Most of Ms. Montgomery’s rebuttal revolved around Elon Musk’s apparently self-contradictory call — given his problems with state governments prohibiting non-dealer Tesla sales — for government regulation of AI.

 

 

Evaluate the intellectual quality of Ms. Montgomery’s rebuttal

 

She apparently thinks:

 

 

that preparing for the potential occurrence of future bad things is foolish

 

that someone who ordinarily abhors excessive regulation (like Musk) should oppose regulation in all matters

 

that artificial intelligence could not possibly become a threat to us because “machines can’t create souls”

 

Presumably (one infers), if machines could create souls, they would dilute God’s market on such. Which, for unstated reasons, according to the implications of Montgomery’s rebuttal, might become a problem.

 

 

What leaps out is the non sequitur nature of Ms. Montgomery’s conclusion

 

Souls have nothing directly to do with the reasoned technological elements of Musk’s artificial intelligence warning.

 

What he probably foresees is the possibility that artificial intelligence:

 

 

being immensely quicker,

 

more knowledgeable, intellectually more widely ranging, and unemotionally analytical —

 

as well as,

 

having full and immediate access to the electronic and computer net that the developed world has become —

 

just might create control problems for human beings, not too far down the road.

 

Ms. Montgomery’s logically irrational response to this was, in essence:

 

Don’t worry, be happy — we have souls.

 

 

The moral? — Ms. Montgomery’s personal charm outpaced her ability to reason, in this instance

 

Non sequiturs like Montgomery’s “souls” comment are hard to argue with because they lack a rational basis:

 

 

(a) Is she saying that souls themselves have a protective quality against undesirable technological situations?

 

Tell that to the people maimed and incinerated at Hiroshima and Nagasaki.

 

(b) Or is she saying that, because we have souls, God protects us?

 

Tell that to the folks calling for war against ISIS/Islamic State and everything else that could conceivably kill a few Americans.

 

Had Ms.
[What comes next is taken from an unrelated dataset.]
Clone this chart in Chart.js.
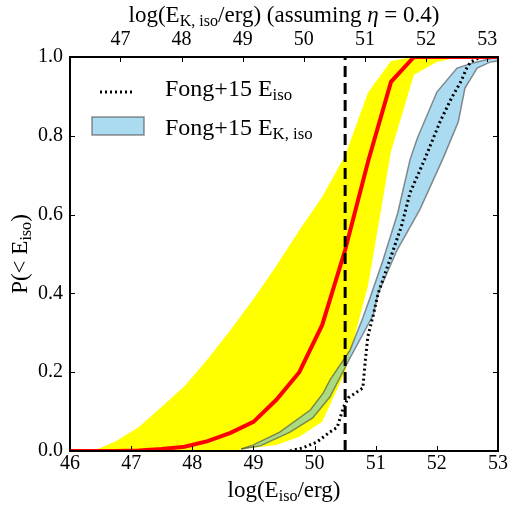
<!DOCTYPE html>
<html>
<head>
<meta charset="utf-8">
<script src="https://cdn.jsdelivr.net/npm/chart.js@4.4.0/dist/chart.umd.min.js"></script>
<style>
  body { margin: 0; background: #fff; }
  #wrap { width: 509px; height: 505px; }
</style>
</head>
<body>
<div id="wrap"><canvas id="myChart" width="509" height="505"></canvas></div>
<script>
// model grid in log(E_iso/erg)
var modelX = [46, 46.375, 46.75, 47.125, 47.5, 47.875, 48.25, 48.625, 49, 49.375, 49.75, 50.125, 50.5, 50.875, 51.25, 51.625, 52, 52.375, 52.75, 53];
var medianY = [0, 0, 0, 0.001, 0.005, 0.011, 0.025, 0.046, 0.074, 0.13, 0.2, 0.32, 0.51, 0.735, 0.937, 1, 1, 1, 1, 1];
var bandHiY = [0, 0, 0.025, 0.061, 0.112, 0.165, 0.233, 0.307, 0.386, 0.47, 0.56, 0.645, 0.75, 0.91, 0.99, 1, 1, 1, 1, 1];
var bandLoY = [0, 0, 0, 0, 0, 0, 0, 0, 0.008, 0.015, 0.036, 0.074, 0.2, 0.42, 0.76, 0.955, 0.987, 1, 1, 1];

// Fong+15 E_iso cumulative
var fongX = [49.6, 49.81, 50.04, 50.25, 50.37, 50.47, 50.55, 50.79, 50.83, 50.87, 50.96, 51.04, 51.23, 51.42, 51.56, 51.8, 52.05, 52.24, 52.39, 52.49, 52.55, 52.71];
var fongY = [0, 0.008, 0.023, 0.048, 0.06, 0.11, 0.135, 0.16, 0.23, 0.29, 0.345, 0.4, 0.485, 0.57, 0.655, 0.74, 0.835, 0.896, 0.937, 0.972, 0.987, 1];

// Fong+15 E_K,iso band edges
var kHiX = [48.8, 48.99, 49.43, 49.93, 50.14, 50.25, 50.58, 50.79, 50.91, 51.12, 51.36, 51.56, 51.68, 52, 52.33, 52.59, 52.98];
var kHiY = [0.005, 0.015, 0.048, 0.104, 0.147, 0.18, 0.256, 0.338, 0.39, 0.485, 0.604, 0.739, 0.794, 0.911, 0.972, 0.985, 1];
var kLoX = [48.8, 49.11, 49.6, 49.97, 50.25, 50.58, 50.96, 51.04, 51.35, 51.72, 52.1, 52.35, 52.46, 52.66, 52.87, 53];
var kLoY = [0.005, 0.013, 0.048, 0.084, 0.137, 0.236, 0.345, 0.4, 0.51, 0.612, 0.742, 0.835, 0.921, 0.972, 0.987, 0.99];

var cutX = [50.5, 50.5];
var cutY = [0, 1];

var xTicks = [46, 47, 48, 49, 50, 51, 52, 53];
var topTicks = [47, 48, 49, 50, 51, 52, 53];
var yTicks = [0, 0.2, 0.4, 0.6, 0.8, 1.0];
var kShift = 0.176; // log10((1-eta)/eta) for eta = 0.4

var serif = "'Liberation Serif', 'DejaVu Serif', serif";
var blueFill = "rgba(100, 190, 230, 0.55)";
var blueEdge = "rgba(70, 70, 70, 0.6)";

function pts(xs, ys) {
  return xs.map(function (x, i) { return { x: x, y: ys[i] }; });
}

function setTicks(list) {
  return function (scale) {
    scale.ticks = list.map(function (v) { return { value: v }; });
  };
}

// text with subscripts: parts = [[text, isSub, isItalic], ...]
function richText(ctx, parts, x, y, size, align) {
  function font(p) {
    return (p[2] ? "italic " : "") + (p[1] ? size * 0.7 : size) + "px " + serif;
  }
  var total = 0;
  parts.forEach(function (p) {
    ctx.font = font(p);
    p.w = ctx.measureText(p[0]).width;
    total += p.w;
  });
  var cx = align === "center" ? x - total / 2 : x;
  ctx.textAlign = "left";
  ctx.textBaseline = "alphabetic";
  ctx.fillStyle = "#000";
  parts.forEach(function (p) {
    ctx.font = font(p);
    ctx.fillText(p[0], cx, p[1] ? y + size * 0.17 : y);
    cx += p.w;
  });
}

var decor = {
  id: "decor",
  afterDraw: function (chart) {
    var ctx = chart.ctx;
    var a = chart.chartArea;
    var sx = chart.scales.x, sx2 = chart.scales.x2, sy = chart.scales.y;
    ctx.save();
    // inward tick marks
    ctx.strokeStyle = "#000";
    ctx.lineWidth = 1;
    ctx.beginPath();
    xTicks.forEach(function (v) {
      var px = Math.round(sx.getPixelForValue(v)) + 0.5;
      ctx.moveTo(px, a.bottom); ctx.lineTo(px, a.bottom - 5);
    });
    topTicks.forEach(function (v) {
      var px = Math.round(sx2.getPixelForValue(v)) + 0.5;
      ctx.moveTo(px, a.top); ctx.lineTo(px, a.top + 5);
    });
    yTicks.forEach(function (v) {
      var py = Math.round(sy.getPixelForValue(v)) + 0.5;
      ctx.moveTo(a.left, py); ctx.lineTo(a.left + 5, py);
      ctx.moveTo(a.right, py); ctx.lineTo(a.right - 5, py);
    });
    ctx.stroke();
    // frame
    ctx.lineWidth = 2;
    ctx.strokeRect(a.left, a.top, a.right - a.left, a.bottom - a.top);

    // legend
    ctx.strokeStyle = "#000";
    ctx.lineWidth = 3;
    ctx.setLineDash([2, 3]);
    ctx.beginPath();
    ctx.moveTo(100, 92); ctx.lineTo(133, 92);
    ctx.stroke();
    ctx.setLineDash([]);
    ctx.fillStyle = blueFill;
    ctx.fillRect(92, 117, 52, 18);
    ctx.strokeStyle = blueEdge;
    ctx.lineWidth = 1.5;
    ctx.strokeRect(92, 117, 52, 18);
    richText(ctx, [["Fong+15 E", false], ["iso", true]], 165, 96, 24, "left");
    richText(ctx, [["Fong+15 E", false], ["K, iso", true]], 165, 135, 24, "left");

    // axis titles
    richText(ctx, [["log(E", false], ["iso", true], ["/erg)", false]], (a.left + a.right) / 2, 497, 23, "center");
    richText(ctx, [["log(E", false], ["K, iso", true], ["/erg) (assuming ", false], ["\u03b7", false, true], [" = 0.4)", false]], (a.left + a.right) / 2, 22, 23, "center");
    ctx.translate(27, (a.top + a.bottom) / 2);
    ctx.rotate(-Math.PI / 2);
    richText(ctx, [["P(< E", false], ["iso", true], [")", false]], 0, 0, 23, "center");
    ctx.restore();
  }
};

var tickFont = { family: serif, size: 20 };

var config = {
  type: "line",
  data: {
    datasets: [
      { label: "cut", data: pts(cutX, cutY), borderColor: "#000", borderWidth: 3, borderDash: [11, 6], borderCapStyle: "butt", pointRadius: 0, fill: false, order: 0 },
      { label: "median", data: pts(modelX, medianY), borderColor: "rgb(255, 0, 0)", borderWidth: 4, pointRadius: 0, fill: false, order: 1 },
      { label: "Fong+15 E_iso", data: pts(fongX, fongY), borderColor: "#000", borderWidth: 3, borderDash: [2, 3], borderCapStyle: "butt", pointRadius: 0, fill: false, order: 2 },
      { label: "K hi", data: pts(kHiX, kHiY), borderColor: blueEdge, borderWidth: 1.5, pointRadius: 0, fill: false, order: 3 },
      { label: "Fong+15 E_K,iso", data: pts(kLoX, kLoY), borderColor: blueEdge, borderWidth: 1.5, pointRadius: 0, fill: "-1", backgroundColor: blueFill, order: 4 },
      { label: "band hi", data: pts(modelX, bandHiY), borderColor: "rgba(0,0,0,0)", borderWidth: 0, pointRadius: 0, fill: false, order: 5 },
      { label: "band lo", data: pts(modelX, bandLoY), borderColor: "rgba(0,0,0,0)", borderWidth: 0, pointRadius: 0, fill: "-1", backgroundColor: "rgb(255, 255, 0)", order: 6 }
    ]
  },
  options: {
    responsive: false,
    animation: false,
    layout: { padding: { left: 0, right: 11, top: 0, bottom: 0 } },
    plugins: { legend: { display: false }, tooltip: { enabled: false } },
    elements: { line: { tension: 0 } },
    scales: {
      x: {
        type: "linear", position: "bottom", min: 46, max: 53,
        afterBuildTicks: setTicks(xTicks),
        afterFit: function (s) { s.height = 54; },
        grid: { display: false, drawTicks: false },
        border: { display: false },
        ticks: { font: tickFont, color: "#000", padding: 1, maxRotation: 0, autoSkip: false }
      },
      x2: {
        type: "linear", position: "top", min: 46 + kShift, max: 53 + kShift,
        afterBuildTicks: setTicks(topTicks),
        afterFit: function (s) { s.height = 57; },
        grid: { display: false, drawTicks: false },
        border: { display: false },
        ticks: { font: tickFont, color: "#000", padding: 5, maxRotation: 0, autoSkip: false }
      },
      y: {
        type: "linear", min: 0, max: 1,
        afterBuildTicks: setTicks(yTicks),
        afterFit: function (s) { s.width = 70; },
        grid: { display: false, drawTicks: false },
        border: { display: false },
        ticks: { font: tickFont, color: "#000", padding: 7, callback: function (v) { return v.toFixed(1); } }
      }
    }
  },
  plugins: [decor]
};

var myChart = new Chart(document.getElementById("myChart"), config);
</script>
</body>
</html>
Montgomery’s response been better thought out, she probably would have connected the elements of her rebuttal to wind up agreeing with Musk.

 

Most people would not want “machines” to dominate the soulful aspects of human life. Which was exactly his point. The only difference between Montgomery and Musk is that he is smarter, more thoughtful and foresees possible “real” problems before they arise. Pretty much the antithesis of much of Fox News on all counts.